Durante el mismo tiempo, se calcula que pasaron por esa estación algo
más de mil personas, casi todas camino a sus trabajos.
Transcurrieron tres minutos hasta que alguien se detuvo ante el músico.
Un hombre de mediana edad alteró por un segundo su paso y advirtió
que había una persona tocando música.
Un minuto más tarde, el violinista recibió su primera donación: una
mujer arrojó un dólar en la lata y continuo su marcha.
Algunos minutos más tarde, alguien se apoyó contra la pared a escuchar,
pero enseguida miró su reloj y retomó su camino.
Quién más atención prestó fue un niño de 3 años. Su madre tiraba del
brazo, apurada, pero el niño se plantó ante el músico.
Cuando su madre logró arrancarlo del lugar, el niño continuó
volteando su cabeza para mirar al artista. Esto se repitió con otros niños.
Todos los padres, sin excepción, los forzaron a seguir la marcha.
En los tres cuartos de hora que el músico tocó, sólo siete personas se
detuvieron y otras veinte dieron dinero, sin interrumpir su camino.
El violinista recaudó 32 dólares. Cuando termino de tocar y se hizo silencio,
nadie pareció advertirlo. No hubo aplausos, ni reconocimientos.
Nadie lo sabia, pero ese violinista era Joshua Bell, uno de los mejores
músicos del mundo, tocando las obras más complejas que se escribieron
alguna vez, en un violín tasado en 3.5 millones de dólares. Dos días antes
de su actuación en el metro, Bell colmo un teatro en Boston, con
localidades que promediaban los 100 dólares.

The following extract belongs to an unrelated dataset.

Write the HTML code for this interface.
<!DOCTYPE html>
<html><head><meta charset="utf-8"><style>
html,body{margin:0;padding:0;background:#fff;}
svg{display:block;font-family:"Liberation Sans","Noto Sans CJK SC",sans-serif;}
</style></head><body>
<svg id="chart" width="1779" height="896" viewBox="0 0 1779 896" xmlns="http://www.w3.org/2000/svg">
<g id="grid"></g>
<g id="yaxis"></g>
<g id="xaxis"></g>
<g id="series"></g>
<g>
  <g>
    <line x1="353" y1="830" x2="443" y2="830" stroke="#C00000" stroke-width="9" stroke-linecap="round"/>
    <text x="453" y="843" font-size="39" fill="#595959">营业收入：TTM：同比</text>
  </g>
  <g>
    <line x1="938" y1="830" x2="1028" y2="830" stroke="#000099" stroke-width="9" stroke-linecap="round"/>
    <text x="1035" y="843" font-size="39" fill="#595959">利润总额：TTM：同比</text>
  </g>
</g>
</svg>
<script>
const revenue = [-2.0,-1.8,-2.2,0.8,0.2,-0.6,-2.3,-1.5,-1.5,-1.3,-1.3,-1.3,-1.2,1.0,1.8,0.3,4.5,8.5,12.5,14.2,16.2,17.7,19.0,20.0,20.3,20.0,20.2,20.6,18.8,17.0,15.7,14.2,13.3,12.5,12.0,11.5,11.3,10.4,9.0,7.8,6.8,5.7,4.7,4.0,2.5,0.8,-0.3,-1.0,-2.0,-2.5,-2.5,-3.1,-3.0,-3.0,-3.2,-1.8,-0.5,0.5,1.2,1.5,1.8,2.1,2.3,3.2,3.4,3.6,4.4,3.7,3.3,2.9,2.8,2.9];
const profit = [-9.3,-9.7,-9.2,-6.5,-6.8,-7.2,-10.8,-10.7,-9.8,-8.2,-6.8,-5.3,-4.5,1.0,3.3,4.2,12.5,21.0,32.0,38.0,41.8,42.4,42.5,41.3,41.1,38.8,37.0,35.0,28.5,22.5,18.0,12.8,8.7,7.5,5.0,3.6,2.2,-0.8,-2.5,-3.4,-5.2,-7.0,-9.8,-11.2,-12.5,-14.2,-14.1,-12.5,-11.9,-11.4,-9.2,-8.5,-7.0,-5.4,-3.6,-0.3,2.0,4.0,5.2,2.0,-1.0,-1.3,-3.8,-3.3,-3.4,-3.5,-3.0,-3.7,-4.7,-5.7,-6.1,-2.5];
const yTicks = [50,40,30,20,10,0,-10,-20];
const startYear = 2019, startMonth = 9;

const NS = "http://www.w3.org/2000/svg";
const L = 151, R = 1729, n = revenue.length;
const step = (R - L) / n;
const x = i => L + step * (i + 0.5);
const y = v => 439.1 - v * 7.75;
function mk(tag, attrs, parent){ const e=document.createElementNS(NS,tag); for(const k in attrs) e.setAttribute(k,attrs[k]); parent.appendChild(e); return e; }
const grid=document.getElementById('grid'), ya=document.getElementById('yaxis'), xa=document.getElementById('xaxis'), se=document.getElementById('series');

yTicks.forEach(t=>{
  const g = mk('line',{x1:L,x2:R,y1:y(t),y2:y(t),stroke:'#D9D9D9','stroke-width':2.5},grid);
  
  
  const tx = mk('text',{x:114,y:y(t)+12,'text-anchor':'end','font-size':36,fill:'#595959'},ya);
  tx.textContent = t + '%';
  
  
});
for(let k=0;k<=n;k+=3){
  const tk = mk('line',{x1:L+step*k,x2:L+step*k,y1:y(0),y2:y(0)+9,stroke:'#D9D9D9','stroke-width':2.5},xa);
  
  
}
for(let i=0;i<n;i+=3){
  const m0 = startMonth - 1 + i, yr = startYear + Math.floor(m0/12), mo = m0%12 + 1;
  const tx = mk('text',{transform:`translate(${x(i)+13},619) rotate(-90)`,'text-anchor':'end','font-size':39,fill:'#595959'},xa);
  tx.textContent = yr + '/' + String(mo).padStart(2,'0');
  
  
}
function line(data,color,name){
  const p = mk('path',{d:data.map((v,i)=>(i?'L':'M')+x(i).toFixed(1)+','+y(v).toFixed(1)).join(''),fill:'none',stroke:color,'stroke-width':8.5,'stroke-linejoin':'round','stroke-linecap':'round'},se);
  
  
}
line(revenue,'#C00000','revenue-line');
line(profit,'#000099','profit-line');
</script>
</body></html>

Esta es una historia real. La actuación de Joshua Bell de incógnito en el
metro fue organizada por el diario The Washington Post como parte de
un experimento social sobre la percepción, el gusto y las prioridades de las
personas. La consigna era: en un hambiente banal ya una hora inconveniente,
¿Percibimos la belleza? ¿Nos detenemos a apreciarla? ¿Reconocemos el talento
en un contexto inesperado?
Tan sólo una mujer le reconoció, Stacy Fukuyana, que trabaja en el departamento
de comercio, llegó casi al final de la actuación.
No lo dudó ni un segundo: el que tocaba el violín no era ningún artista callejero.
Le había visto hacia tres semanas en un concierto en la Biblioteca del congreso.
Y se quedó mirando, atónita, hasta que la última nota salió del Stradivarius.
"Ha sido lo más impactante, que he visto en Washington", reconoce.
"Joshua Bell estaba allí tocando en hora punta, y la gente no se paraba, ni
siquiera miraba. ¡algunos incluso le echaban monedas!
¡Cuartos de dólar! yo eso no se lo haría a nadie". Lo que más extraño a Bell,
sin embargo, fue que al final de cada pieza no pasaba "nada". Nada. Ni un bravo,
ni un aplauso. Sólo silencio. En total, Bell almacenó en la funda de su Stradivarius
32 dólares y algo de calderilla. "No esta mal", bromea, "casi 40 dólares la hora...
podría vivir de esto. Y no tendría que pagarle a mi agente."
Una de las conclusiones de esta experiencia, podría ser la siguiente: si no
tenemos un instante para detenernos a escuchar a uno de los mejores músicos
interpretar la mejor música escrita, ¿Qué otras cosas nos estaremos perdiendo?